Deterministic anchored bands (for consistent, repeatable scores)
Score each dimension only at one of five anchored fractions of its weight — never a free-form number — so the same evidence always yields the same total:
| Band | Fraction of weight | Meaning |
|---|
| 0 | 0% | Not demonstrated / absent / contradicted by evidence. |
| 1 | 25% | Barely present; major gaps; mostly unproven. |
| 2 | 50% | Partially demonstrated; clear gaps remain. |
| 3 | 75% | Largely demonstrated with minor gaps. |
| 4 | 100% | Fully demonstrated with direct evidence. |
Rules: apply the gates before scoring (a Failed gate or an unexercised runtime is 0/100 and you stop — do not assign bands).

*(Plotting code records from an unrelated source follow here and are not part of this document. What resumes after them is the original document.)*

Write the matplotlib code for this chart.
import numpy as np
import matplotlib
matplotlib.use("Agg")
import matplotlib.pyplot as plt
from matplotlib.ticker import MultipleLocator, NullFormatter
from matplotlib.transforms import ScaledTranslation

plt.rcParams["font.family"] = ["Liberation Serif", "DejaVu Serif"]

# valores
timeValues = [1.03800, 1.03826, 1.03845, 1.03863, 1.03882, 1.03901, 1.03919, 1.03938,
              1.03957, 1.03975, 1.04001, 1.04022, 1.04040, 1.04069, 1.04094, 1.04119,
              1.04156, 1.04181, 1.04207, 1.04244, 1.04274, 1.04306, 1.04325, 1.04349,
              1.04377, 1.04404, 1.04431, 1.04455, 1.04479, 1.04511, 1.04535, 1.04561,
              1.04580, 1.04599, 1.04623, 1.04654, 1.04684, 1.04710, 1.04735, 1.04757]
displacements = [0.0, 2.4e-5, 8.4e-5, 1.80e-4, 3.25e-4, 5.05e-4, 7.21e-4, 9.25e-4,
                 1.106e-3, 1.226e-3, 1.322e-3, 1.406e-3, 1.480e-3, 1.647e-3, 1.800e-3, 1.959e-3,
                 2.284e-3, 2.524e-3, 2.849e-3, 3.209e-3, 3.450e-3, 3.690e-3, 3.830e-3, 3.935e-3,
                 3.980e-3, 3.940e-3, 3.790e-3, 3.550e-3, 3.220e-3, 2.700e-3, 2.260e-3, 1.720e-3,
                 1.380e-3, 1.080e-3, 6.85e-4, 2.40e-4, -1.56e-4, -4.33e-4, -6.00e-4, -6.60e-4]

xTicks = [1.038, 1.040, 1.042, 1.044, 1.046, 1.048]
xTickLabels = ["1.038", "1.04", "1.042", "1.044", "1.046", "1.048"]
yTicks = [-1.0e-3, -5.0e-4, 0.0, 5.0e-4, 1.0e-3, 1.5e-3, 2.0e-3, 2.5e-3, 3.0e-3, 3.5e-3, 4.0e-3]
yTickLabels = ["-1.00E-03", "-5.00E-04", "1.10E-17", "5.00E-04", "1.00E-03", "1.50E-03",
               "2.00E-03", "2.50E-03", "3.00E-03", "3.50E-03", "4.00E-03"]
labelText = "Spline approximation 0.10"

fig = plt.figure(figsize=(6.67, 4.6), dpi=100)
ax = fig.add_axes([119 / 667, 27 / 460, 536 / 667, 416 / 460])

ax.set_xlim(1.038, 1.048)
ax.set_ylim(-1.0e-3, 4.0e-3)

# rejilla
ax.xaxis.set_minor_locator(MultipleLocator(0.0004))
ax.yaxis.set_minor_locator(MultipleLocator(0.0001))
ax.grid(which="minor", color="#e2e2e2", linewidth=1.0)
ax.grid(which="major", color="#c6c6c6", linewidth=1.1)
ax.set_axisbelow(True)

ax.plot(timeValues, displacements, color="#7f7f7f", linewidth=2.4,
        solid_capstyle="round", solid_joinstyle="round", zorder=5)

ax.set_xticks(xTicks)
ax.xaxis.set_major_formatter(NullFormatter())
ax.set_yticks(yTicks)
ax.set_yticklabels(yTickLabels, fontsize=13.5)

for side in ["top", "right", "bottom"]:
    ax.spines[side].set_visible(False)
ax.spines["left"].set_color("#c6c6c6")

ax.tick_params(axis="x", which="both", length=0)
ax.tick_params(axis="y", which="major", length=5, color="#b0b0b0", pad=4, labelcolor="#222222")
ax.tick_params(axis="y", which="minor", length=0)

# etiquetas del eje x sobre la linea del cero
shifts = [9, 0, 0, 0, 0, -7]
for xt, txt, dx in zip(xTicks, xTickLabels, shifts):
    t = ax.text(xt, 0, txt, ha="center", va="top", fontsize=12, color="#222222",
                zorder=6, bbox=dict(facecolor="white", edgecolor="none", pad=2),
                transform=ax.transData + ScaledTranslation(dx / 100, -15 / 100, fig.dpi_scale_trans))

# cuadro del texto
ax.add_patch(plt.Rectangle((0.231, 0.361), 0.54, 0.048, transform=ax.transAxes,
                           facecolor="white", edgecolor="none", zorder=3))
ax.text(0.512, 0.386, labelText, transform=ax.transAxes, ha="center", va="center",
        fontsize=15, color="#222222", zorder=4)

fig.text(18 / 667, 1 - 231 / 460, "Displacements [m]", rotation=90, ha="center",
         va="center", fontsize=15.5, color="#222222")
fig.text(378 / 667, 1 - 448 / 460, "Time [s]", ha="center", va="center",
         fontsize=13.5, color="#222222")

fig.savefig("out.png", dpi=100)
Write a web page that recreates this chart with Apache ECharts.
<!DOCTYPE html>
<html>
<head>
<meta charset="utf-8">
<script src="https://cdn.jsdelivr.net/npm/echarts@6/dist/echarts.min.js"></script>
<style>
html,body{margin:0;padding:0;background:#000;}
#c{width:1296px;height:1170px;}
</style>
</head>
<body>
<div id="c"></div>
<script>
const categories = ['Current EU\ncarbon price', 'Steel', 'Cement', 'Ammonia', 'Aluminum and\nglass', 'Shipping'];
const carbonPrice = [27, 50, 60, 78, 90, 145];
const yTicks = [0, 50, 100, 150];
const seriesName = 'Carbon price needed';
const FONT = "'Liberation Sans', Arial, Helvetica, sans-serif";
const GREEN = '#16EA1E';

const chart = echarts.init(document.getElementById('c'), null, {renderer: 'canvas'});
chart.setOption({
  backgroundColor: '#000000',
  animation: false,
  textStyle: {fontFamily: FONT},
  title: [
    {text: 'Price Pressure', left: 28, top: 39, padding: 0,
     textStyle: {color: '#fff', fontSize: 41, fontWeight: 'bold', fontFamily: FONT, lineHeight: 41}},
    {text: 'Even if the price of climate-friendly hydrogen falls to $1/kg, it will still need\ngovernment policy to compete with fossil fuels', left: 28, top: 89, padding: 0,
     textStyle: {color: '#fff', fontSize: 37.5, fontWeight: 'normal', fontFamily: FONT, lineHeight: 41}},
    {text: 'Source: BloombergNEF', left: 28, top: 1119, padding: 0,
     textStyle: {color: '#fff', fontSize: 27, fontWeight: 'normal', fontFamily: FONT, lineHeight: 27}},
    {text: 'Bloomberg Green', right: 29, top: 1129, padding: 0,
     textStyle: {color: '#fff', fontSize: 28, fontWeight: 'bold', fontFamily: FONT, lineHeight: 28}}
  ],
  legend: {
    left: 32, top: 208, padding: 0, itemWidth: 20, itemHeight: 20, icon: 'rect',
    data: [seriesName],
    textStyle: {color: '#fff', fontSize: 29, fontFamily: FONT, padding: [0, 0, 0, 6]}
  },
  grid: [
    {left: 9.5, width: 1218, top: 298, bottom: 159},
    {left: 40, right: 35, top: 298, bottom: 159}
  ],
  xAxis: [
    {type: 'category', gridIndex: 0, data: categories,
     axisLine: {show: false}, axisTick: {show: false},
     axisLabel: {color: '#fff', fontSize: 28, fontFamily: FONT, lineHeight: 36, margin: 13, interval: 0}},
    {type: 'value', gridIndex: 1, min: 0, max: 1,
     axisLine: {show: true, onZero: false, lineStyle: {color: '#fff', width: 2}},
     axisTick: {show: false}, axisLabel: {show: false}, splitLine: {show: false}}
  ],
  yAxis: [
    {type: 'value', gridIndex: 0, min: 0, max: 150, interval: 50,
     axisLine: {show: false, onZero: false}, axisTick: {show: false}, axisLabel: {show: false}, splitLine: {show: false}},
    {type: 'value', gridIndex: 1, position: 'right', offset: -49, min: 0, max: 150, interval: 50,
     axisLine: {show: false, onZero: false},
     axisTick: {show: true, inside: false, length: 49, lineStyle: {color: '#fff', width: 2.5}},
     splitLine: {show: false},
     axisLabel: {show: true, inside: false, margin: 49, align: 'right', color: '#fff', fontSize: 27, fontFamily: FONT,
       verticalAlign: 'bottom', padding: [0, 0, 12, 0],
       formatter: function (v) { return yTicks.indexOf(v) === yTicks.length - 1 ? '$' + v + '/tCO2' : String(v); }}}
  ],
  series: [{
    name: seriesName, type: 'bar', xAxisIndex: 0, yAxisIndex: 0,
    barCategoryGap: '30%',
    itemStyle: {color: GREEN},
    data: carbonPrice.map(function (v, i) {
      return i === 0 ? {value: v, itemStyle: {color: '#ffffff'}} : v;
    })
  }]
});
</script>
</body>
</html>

Score from observed evidence only, never from documentation claims. Round the weighted total to the nearest integer. Identical evidence must produce an identical band, total, and verdict on every run.
Output Format
Return a compact Markdown handoff:
# Candidate Evaluation — Intent and Model
## Intent
<one sentence: the business outcome that makes the work obviously useful>
## Task Read
<one sentence restating the assignment>
## Timing
- Assignment sent: <datetime>
- Latest commit: <datetime>
- Elapsed delivery: <duration or "Blocked: reason">
## Evidence Model
- Actors / Workflow / Data objects / Scale signals / Runtime proof / Access boundaries / Demo evidence
## Functional Outcome Breakdown
| Evaluation point | Sub-weight | What proves it |
|---|---|---|
| <point> | n | <runtime evidence> |
| **Sum** | **40** | |
## Gates
- PR to designated repo: <Pass | Failed | Blocked + reason>
- Deployed runtime reachable & exercisable (no local-only app): <Pass | Failed | Blocked + reason>
- Credentials: <Pass | Failed | Blocked + reason>
- Demo artifact: <Pass | Failed | Blocked + reason>
## Weighting Model
<default or operator override, totals = 100>
## Notes
<missing inputs, ambiguities, assumptions, side-channel risks>
Quality Bar
- The intent is a single business-outcome sentence, derived before any scoring.
- Timing is computed from the GitHub commit timestamp and the assignment-sent datetime.
- The evidence model names actors, workflow, data objects, scale signals, runtime proof, access boundaries, and demo evidence.
- All four gates are explicit, with Failed vs Blocked distinguished and concrete reasons.
- Weights sum to 100; functional outcome dominates and data scale is captured.
- The Functional Outcome Breakdown lists 3–8 evaluation points whose sub-weights sum to 40.